Quote all of the data exactly as given. Skip every picture it contains.

:: Dataset content ::

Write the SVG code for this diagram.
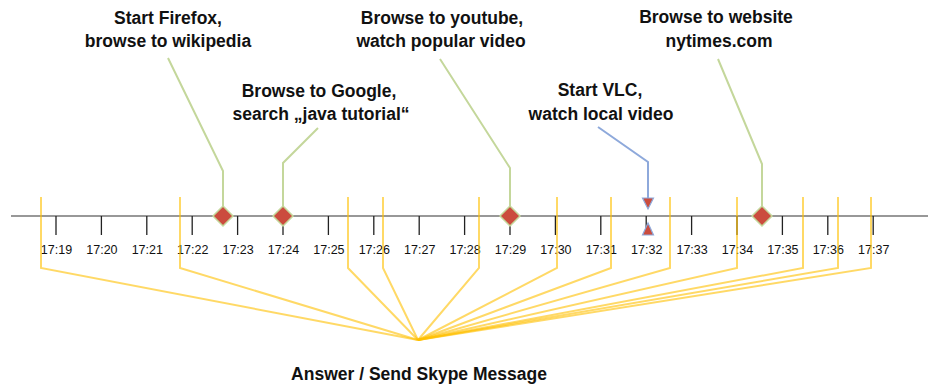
<svg xmlns="http://www.w3.org/2000/svg" width="932" height="388" viewBox="0 0 932 388">
<style>
.lbl{font-family:"Liberation Sans",Arial,sans-serif;font-weight:bold;font-size:17.5px;fill:#111;text-anchor:middle}
.tl{font-family:"Liberation Sans",Arial,sans-serif;font-size:12.5px;fill:#111;text-anchor:middle}
.tick{stroke:#222;stroke-width:1.3}
.yl{fill:none;stroke:#FFC000;stroke-opacity:0.6;stroke-width:2;stroke-linejoin:miter}
.gl{fill:none;stroke:#C4D79B;stroke-width:2}
.bl{fill:none;stroke:#8EA9DB;stroke-width:2}
.dia{fill:#CB4C3E;stroke:#C4D79B;stroke-width:1.5}
.tri{fill:#CB4C3E;stroke:#8EA9DB;stroke-width:1.2}
</style>
<rect width="932" height="388" fill="#fff"/>
<g id="axis">
<line x1="11" y1="216" x2="928" y2="216" stroke="#333" stroke-width="1.2"/>
<g class="tick">
<line x1="56" y1="216" x2="56" y2="235"/><line x1="101.4" y1="216" x2="101.4" y2="235"/><line x1="146.8" y1="216" x2="146.8" y2="235"/><line x1="192.2" y1="216" x2="192.2" y2="235"/><line x1="237.6" y1="216" x2="237.6" y2="235"/><line x1="283" y1="216" x2="283" y2="235"/><line x1="328.4" y1="216" x2="328.4" y2="235"/><line x1="373.8" y1="216" x2="373.8" y2="235"/><line x1="419.2" y1="216" x2="419.2" y2="235"/><line x1="464.6" y1="216" x2="464.6" y2="235"/><line x1="510" y1="216" x2="510" y2="235"/><line x1="555.4" y1="216" x2="555.4" y2="235"/><line x1="600.8" y1="216" x2="600.8" y2="235"/><line x1="646.2" y1="216" x2="646.2" y2="235"/><line x1="691.6" y1="216" x2="691.6" y2="235"/><line x1="737" y1="216" x2="737" y2="235"/><line x1="782.4" y1="216" x2="782.4" y2="235"/><line x1="827.8" y1="216" x2="827.8" y2="235"/><line x1="873.2" y1="216" x2="873.2" y2="235"/>
</g>
<g class="tl">
<text x="56.5" y="254">17:19</text><text x="101.9" y="254">17:20</text><text x="147.3" y="254">17:21</text><text x="192.7" y="254">17:22</text><text x="238.1" y="254">17:23</text><text x="283.5" y="254">17:24</text><text x="328.9" y="254">17:25</text><text x="374.3" y="254">17:26</text><text x="419.7" y="254">17:27</text><text x="465.1" y="254">17:28</text><text x="510.5" y="254">17:29</text><text x="555.9" y="254">17:30</text><text x="601.3" y="254">17:31</text><text x="646.7" y="254">17:32</text><text x="692.1" y="254">17:33</text><text x="737.5" y="254">17:34</text><text x="782.9" y="254">17:35</text><text x="828.3" y="254">17:36</text><text x="873.7" y="254">17:37</text>
</g>
</g>
<g id="connectors">
<polyline class="yl" points="41,197 41,268 418,340"/>
<polyline class="yl" points="180,197 180,268 418,340"/>
<polyline class="yl" points="348,197 348,268 418,340"/>
<polyline class="yl" points="383,197 383,268 418,340"/>
<polyline class="yl" points="479,197 479,268 418,340"/>
<polyline class="yl" points="557,197 557,268 418,340"/>
<polyline class="yl" points="611,197 611,268 418,340"/>
<polyline class="yl" points="670,197 670,268 418,340"/>
<polyline class="yl" points="737,197 737,268 418,340"/>
<polyline class="yl" points="803,197 803,268 418,340"/>
<polyline class="yl" points="838,197 838,268 418,340"/>
<polyline class="yl" points="871,197 871,268 418,340"/>
<polyline class="gl" points="168,58 223,171 223,206"/>
<polyline class="gl" points="318,128 283,163 283,206"/>
<polyline class="gl" points="440,59 510,168 510,206"/>
<polyline class="gl" points="718,59 762,164 762,206"/>
<polyline class="bl" points="598,127 648,162 648,198"/>
</g>
<g id="ev-firefox"><polygon class="dia" points="223,206 233,216 223,226 213,216"/><text class="lbl" x="168" y="24">Start Firefox,</text><text class="lbl" x="168" y="47">browse to wikipedia</text></g>
<g id="ev-google"><polygon class="dia" points="283,206 293,216 283,226 273,216"/><text class="lbl" x="319" y="97">Browse to Google,</text><text class="lbl" x="321" y="120">search „java tutorial“</text></g>
<g id="ev-youtube"><polygon class="dia" points="510,206 520,216 510,226 500,216"/><text class="lbl" x="442" y="24">Browse to youtube,</text><text class="lbl" x="441" y="47">watch popular video</text></g>
<g id="ev-vlc"><polygon class="tri" points="642.5,198 653.5,198 648,209"/><polygon class="tri" points="648,223 642.5,235 653.5,235"/><text class="lbl" x="600" y="96">Start VLC,</text><text class="lbl" x="601" y="120">watch local video</text></g>
<g id="ev-nytimes"><polygon class="dia" points="762,206 772,216 762,226 752,216"/><text class="lbl" x="716" y="23">Browse to website</text><text class="lbl" x="719" y="47">nytimes.com</text></g>
<g id="ev-skype"><text class="lbl" x="419" y="380">Answer / Send Skype Message</text></g>
</svg>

:::

Problem solution:
Write the SVG code for this diagram.
<svg xmlns="http://www.w3.org/2000/svg" width="932" height="388" viewBox="0 0 932 388">
<style>
.lbl{font-family:"Liberation Sans",Arial,sans-serif;font-weight:bold;font-size:17.5px;fill:#111;text-anchor:middle}
.tl{font-family:"Liberation Sans",Arial,sans-serif;font-size:12.5px;fill:#111;text-anchor:middle}
.tick{stroke:#222;stroke-width:1.3}
.yl{fill:none;stroke:#FFC000;stroke-opacity:0.6;stroke-width:2;stroke-linejoin:miter}
.gl{fill:none;stroke:#C4D79B;stroke-width:2}
.bl{fill:none;stroke:#8EA9DB;stroke-width:2}
.dia{fill:#CB4C3E;stroke:#C4D79B;stroke-width:1.5}
.tri{fill:#CB4C3E;stroke:#8EA9DB;stroke-width:1.2}
</style>
<rect width="932" height="388" fill="#fff"/>
<g id="axis">
<line x1="11" y1="216" x2="928" y2="216" stroke="#333" stroke-width="1.2"/>
<g class="tick">
<line x1="56" y1="216" x2="56" y2="235"/><line x1="101.4" y1="216" x2="101.4" y2="235"/><line x1="146.8" y1="216" x2="146.8" y2="235"/><line x1="192.2" y1="216" x2="192.2" y2="235"/><line x1="237.6" y1="216" x2="237.6" y2="235"/><line x1="283" y1="216" x2="283" y2="235"/><line x1="328.4" y1="216" x2="328.4" y2="235"/><line x1="373.8" y1="216" x2="373.8" y2="235"/><line x1="419.2" y1="216" x2="419.2" y2="235"/><line x1="464.6" y1="216" x2="464.6" y2="235"/><line x1="510" y1="216" x2="510" y2="235"/><line x1="555.4" y1="216" x2="555.4" y2="235"/><line x1="600.8" y1="216" x2="600.8" y2="235"/><line x1="646.2" y1="216" x2="646.2" y2="235"/><line x1="691.6" y1="216" x2="691.6" y2="235"/><line x1="737" y1="216" x2="737" y2="235"/><line x1="782.4" y1="216" x2="782.4" y2="235"/><line x1="827.8" y1="216" x2="827.8" y2="235"/><line x1="873.2" y1="216" x2="873.2" y2="235"/>
</g>
<g class="tl">
<text x="56.5" y="254">17:19</text><text x="101.9" y="254">17:20</text><text x="147.3" y="254">17:21</text><text x="192.7" y="254">17:22</text><text x="238.1" y="254">17:23</text><text x="283.5" y="254">17:24</text><text x="328.9" y="254">17:25</text><text x="374.3" y="254">17:26</text><text x="419.7" y="254">17:27</text><text x="465.1" y="254">17:28</text><text x="510.5" y="254">17:29</text><text x="555.9" y="254">17:30</text><text x="601.3" y="254">17:31</text><text x="646.7" y="254">17:32</text><text x="692.1" y="254">17:33</text><text x="737.5" y="254">17:34</text><text x="782.9" y="254">17:35</text><text x="828.3" y="254">17:36</text><text x="873.7" y="254">17:37</text>
</g>
</g>
<g id="connectors">
<polyline class="yl" points="41,197 41,268 418,340"/>
<polyline class="yl" points="180,197 180,268 418,340"/>
<polyline class="yl" points="348,197 348,268 418,340"/>
<polyline class="yl" points="383,197 383,268 418,340"/>
<polyline class="yl" points="479,197 479,268 418,340"/>
<polyline class="yl" points="557,197 557,268 418,340"/>
<polyline class="yl" points="611,197 611,268 418,340"/>
<polyline class="yl" points="670,197 670,268 418,340"/>
<polyline class="yl" points="737,197 737,268 418,340"/>
<polyline class="yl" points="803,197 803,268 418,340"/>
<polyline class="yl" points="838,197 838,268 418,340"/>
<polyline class="yl" points="871,197 871,268 418,340"/>
<polyline class="gl" points="168,58 223,171 223,206"/>
<polyline class="gl" points="318,128 283,163 283,206"/>
<polyline class="gl" points="440,59 510,168 510,206"/>
<polyline class="gl" points="718,59 762,164 762,206"/>
<polyline class="bl" points="598,127 648,162 648,198"/>
</g>
<g id="ev-firefox"><polygon class="dia" points="223,206 233,216 223,226 213,216"/><text class="lbl" x="168" y="24">Start Firefox,</text><text class="lbl" x="168" y="47">browse to wikipedia</text></g>
<g id="ev-google"><polygon class="dia" points="283,206 293,216 283,226 273,216"/><text class="lbl" x="319" y="97">Browse to Google,</text><text class="lbl" x="321" y="120">search „java tutorial“</text></g>
<g id="ev-youtube"><polygon class="dia" points="510,206 520,216 510,226 500,216"/><text class="lbl" x="442" y="24">Browse to youtube,</text><text class="lbl" x="441" y="47">watch popular video</text></g>
<g id="ev-vlc"><polygon class="tri" points="642.5,198 653.5,198 648,209"/><polygon class="tri" points="648,223 642.5,235 653.5,235"/><text class="lbl" x="600" y="96">Start VLC,</text><text class="lbl" x="601" y="120">watch local video</text></g>
<g id="ev-nytimes"><polygon class="dia" points="762,206 772,216 762,226 752,216"/><text class="lbl" x="716" y="23">Browse to website</text><text class="lbl" x="719" y="47">nytimes.com</text></g>
<g id="ev-skype"><text class="lbl" x="419" y="380">Answer / Send Skype Message</text></g>
</svg>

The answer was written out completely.